* [Request] Copy out the listing that follows, exact in every word, and skip the images.

* [Recorded information]
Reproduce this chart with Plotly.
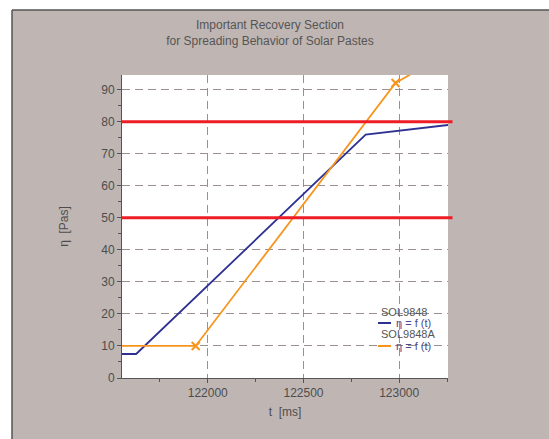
import plotly.graph_objects as go

# ---- data ----
blue_t = [121500, 121626, 122825, 123300]
blue_eta = [7.5, 7.5, 76.0, 79.3]
orange_t = [121500, 121937, 122981, 123300]
orange_eta = [10.0, 10.0, 92.1, 103.2]
limit_levels = [50, 80]
x_ticks = [122000, 122500, 123000]
x_tick_labels = ["122000", "122500", "123000"]
y_ticks = [0, 10, 20, 30, 40, 50, 60, 70, 80, 90]
series_names = ["SOL9848", "SOL9848A"]
item_label = "η = f (t)"

W, H = 549, 439
L, R, T, B = 122, 101, 75, 61
PW, PH = W - L - R, H - T - B

def px(x):
    return (x - L) / PW

def py(y):
    return (H - B - y) / PH

BG = "#BFB6B3"
BLUE = "#2E3192"
ORANGE = "#F7941D"
RED = "#EE1C25"
GRID = "#9A918E"
TXT = "#4D4D4D"

fig = go.Figure()
fig.add_trace(go.Scatter(x=blue_t, y=blue_eta, mode="lines",
                         line=dict(color=BLUE, width=1.8), showlegend=False))
fig.add_trace(go.Scatter(x=orange_t, y=orange_eta, mode="lines+markers",
                         line=dict(color=ORANGE, width=1.8),
                         marker=dict(symbol="x-thin", size=8,
                                     line=dict(color=ORANGE, width=2)),
                         showlegend=False))

shapes = []
# page frame: white strips top / left and dark border
shapes.append(dict(type="rect", xref="paper", yref="paper", x0=px(-5), x1=px(W + 5),
                   y0=py(10), y1=py(-5), fillcolor="white", line=dict(width=0), layer="above"))
shapes.append(dict(type="rect", xref="paper", yref="paper", x0=px(-5), x1=px(12),
                   y0=py(H + 5), y1=py(-5), fillcolor="white", line=dict(width=0), layer="above"))
shapes.append(dict(type="line", xref="paper", yref="paper", x0=px(12), x1=px(W + 5),
                   y0=py(10), y1=py(10), line=dict(color="#555555", width=1.5)))
shapes.append(dict(type="line", xref="paper", yref="paper", x0=px(12), x1=px(12),
                   y0=py(10), y1=py(H + 5), line=dict(color="#555555", width=1.5)))
# limit lines
for lv in limit_levels:
    shapes.append(dict(type="line", xref="paper", yref="y", x0=0, x1=px(452.5),
                       y0=lv, y1=lv, line=dict(color=RED, width=3), layer="above"))

# manual legend
leg_x = 379
rows = [(312, 323, BLUE), (334, 346, ORANGE)]
annotations = []
for name, (ty, iy, col) in zip(series_names, rows):
    annotations.append(dict(xref="paper", yref="paper", x=px(leg_x), y=py(ty),
                            xanchor="left", yanchor="middle", showarrow=False,
                            text=name, font=dict(family="Liberation Sans", size=11, color="#555555")))
    annotations.append(dict(xref="paper", yref="paper", x=px(394), y=py(iy),
                            xanchor="left", yanchor="middle", showarrow=False,
                            text=item_label, font=dict(family="Liberation Sans", size=11, color="#4A4A8A")))
    shapes.append(dict(type="line", xref="paper", yref="paper", x0=px(378), x1=px(391),
                       y0=py(iy), y1=py(iy), line=dict(color=col, width=2), layer="above"))

fig.update_layout(
    width=W, height=H,
    margin=dict(l=L, r=R, t=T, b=B, autoexpand=False),
    paper_bgcolor=BG, plot_bgcolor="white",
    font=dict(family="Liberation Sans", size=12, color=TXT),
    title=dict(text="Important Recovery Section<br>for Spreading Behavior of Solar Pastes",
               xref="container", yref="container", x=270 / W, xanchor="center",
               y=1 - 29 / H, yanchor="top",
               font=dict(family="Liberation Sans", size=12, color="#555555")),
    shapes=shapes, annotations=annotations,
)
fig.update_xaxes(range=[121552, 123255], tickvals=x_ticks, ticktext=x_tick_labels,
                 ticks="outside", ticklen=4,
                 tickcolor="#555555", showline=True, linecolor="#555555", linewidth=1,
                 showgrid=True, gridcolor=GRID, griddash="8px,5px", gridwidth=1,
                 minor=dict(dtick=250, ticks="outside", ticklen=3, tickcolor="#555555", showgrid=False),
                 zeroline=False, mirror=False,
                 title=dict(text="t  [ms]", standoff=8, font=dict(size=12, color=TXT)))
fig.update_yaxes(range=[0, 94.6], tickvals=y_ticks, ticks="outside", ticklen=4,
                 tickcolor="#555555", showline=True, linecolor="#555555", linewidth=1,
                 showgrid=True, gridcolor=GRID, griddash="8px,5px", gridwidth=1,
                 minor=dict(dtick=5, ticks="outside", ticklen=3, tickcolor="#555555", showgrid=False),
                 zeroline=False,
                 title=dict(text="η  [Pas]", standoff=30, font=dict(size=12, color=TXT)))

fig.write_html("out.html")
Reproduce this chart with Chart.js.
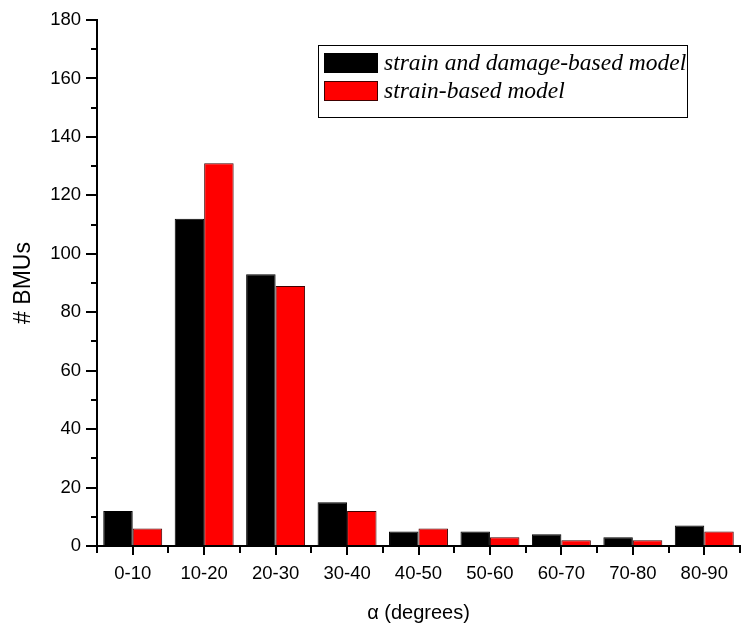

* [The answer]
Reproduce this chart with Plotly.
import plotly.graph_objects as go

# ---- data ----
blue_t = [121500, 121626, 122825, 123300]
blue_eta = [7.5, 7.5, 76.0, 79.3]
orange_t = [121500, 121937, 122981, 123300]
orange_eta = [10.0, 10.0, 92.1, 103.2]
limit_levels = [50, 80]
x_ticks = [122000, 122500, 123000]
x_tick_labels = ["122000", "122500", "123000"]
y_ticks = [0, 10, 20, 30, 40, 50, 60, 70, 80, 90]
series_names = ["SOL9848", "SOL9848A"]
item_label = "η = f (t)"

W, H = 549, 439
L, R, T, B = 122, 101, 75, 61
PW, PH = W - L - R, H - T - B

def px(x):
    return (x - L) / PW

def py(y):
    return (H - B - y) / PH

BG = "#BFB6B3"
BLUE = "#2E3192"
ORANGE = "#F7941D"
RED = "#EE1C25"
GRID = "#9A918E"
TXT = "#4D4D4D"

fig = go.Figure()
fig.add_trace(go.Scatter(x=blue_t, y=blue_eta, mode="lines",
                         line=dict(color=BLUE, width=1.8), showlegend=False))
fig.add_trace(go.Scatter(x=orange_t, y=orange_eta, mode="lines+markers",
                         line=dict(color=ORANGE, width=1.8),
                         marker=dict(symbol="x-thin", size=8,
                                     line=dict(color=ORANGE, width=2)),
                         showlegend=False))

shapes = []
# page frame: white strips top / left and dark border
shapes.append(dict(type="rect", xref="paper", yref="paper", x0=px(-5), x1=px(W + 5),
                   y0=py(10), y1=py(-5), fillcolor="white", line=dict(width=0), layer="above"))
shapes.append(dict(type="rect", xref="paper", yref="paper", x0=px(-5), x1=px(12),
                   y0=py(H + 5), y1=py(-5), fillcolor="white", line=dict(width=0), layer="above"))
shapes.append(dict(type="line", xref="paper", yref="paper", x0=px(12), x1=px(W + 5),
                   y0=py(10), y1=py(10), line=dict(color="#555555", width=1.5)))
shapes.append(dict(type="line", xref="paper", yref="paper", x0=px(12), x1=px(12),
                   y0=py(10), y1=py(H + 5), line=dict(color="#555555", width=1.5)))
# limit lines
for lv in limit_levels:
    shapes.append(dict(type="line", xref="paper", yref="y", x0=0, x1=px(452.5),
                       y0=lv, y1=lv, line=dict(color=RED, width=3), layer="above"))

# manual legend
leg_x = 379
rows = [(312, 323, BLUE), (334, 346, ORANGE)]
annotations = []
for name, (ty, iy, col) in zip(series_names, rows):
    annotations.append(dict(xref="paper", yref="paper", x=px(leg_x), y=py(ty),
                            xanchor="left", yanchor="middle", showarrow=False,
                            text=name, font=dict(family="Liberation Sans", size=11, color="#555555")))
    annotations.append(dict(xref="paper", yref="paper", x=px(394), y=py(iy),
                            xanchor="left", yanchor="middle", showarrow=False,
                            text=item_label, font=dict(family="Liberation Sans", size=11, color="#4A4A8A")))
    shapes.append(dict(type="line", xref="paper", yref="paper", x0=px(378), x1=px(391),
                       y0=py(iy), y1=py(iy), line=dict(color=col, width=2), layer="above"))

fig.update_layout(
    width=W, height=H,
    margin=dict(l=L, r=R, t=T, b=B, autoexpand=False),
    paper_bgcolor=BG, plot_bgcolor="white",
    font=dict(family="Liberation Sans", size=12, color=TXT),
    title=dict(text="Important Recovery Section<br>for Spreading Behavior of Solar Pastes",
               xref="container", yref="container", x=270 / W, xanchor="center",
               y=1 - 29 / H, yanchor="top",
               font=dict(family="Liberation Sans", size=12, color="#555555")),
    shapes=shapes, annotations=annotations,
)
fig.update_xaxes(range=[121552, 123255], tickvals=x_ticks, ticktext=x_tick_labels,
                 ticks="outside", ticklen=4,
                 tickcolor="#555555", showline=True, linecolor="#555555", linewidth=1,
                 showgrid=True, gridcolor=GRID, griddash="8px,5px", gridwidth=1,
                 minor=dict(dtick=250, ticks="outside", ticklen=3, tickcolor="#555555", showgrid=False),
                 zeroline=False, mirror=False,
                 title=dict(text="t  [ms]", standoff=8, font=dict(size=12, color=TXT)))
fig.update_yaxes(range=[0, 94.6], tickvals=y_ticks, ticks="outside", ticklen=4,
                 tickcolor="#555555", showline=True, linecolor="#555555", linewidth=1,
                 showgrid=True, gridcolor=GRID, griddash="8px,5px", gridwidth=1,
                 minor=dict(dtick=5, ticks="outside", ticklen=3, tickcolor="#555555", showgrid=False),
                 zeroline=False,
                 title=dict(text="η  [Pas]", standoff=30, font=dict(size=12, color=TXT)))

fig.write_html("out.html")
Reproduce this chart with Chart.js.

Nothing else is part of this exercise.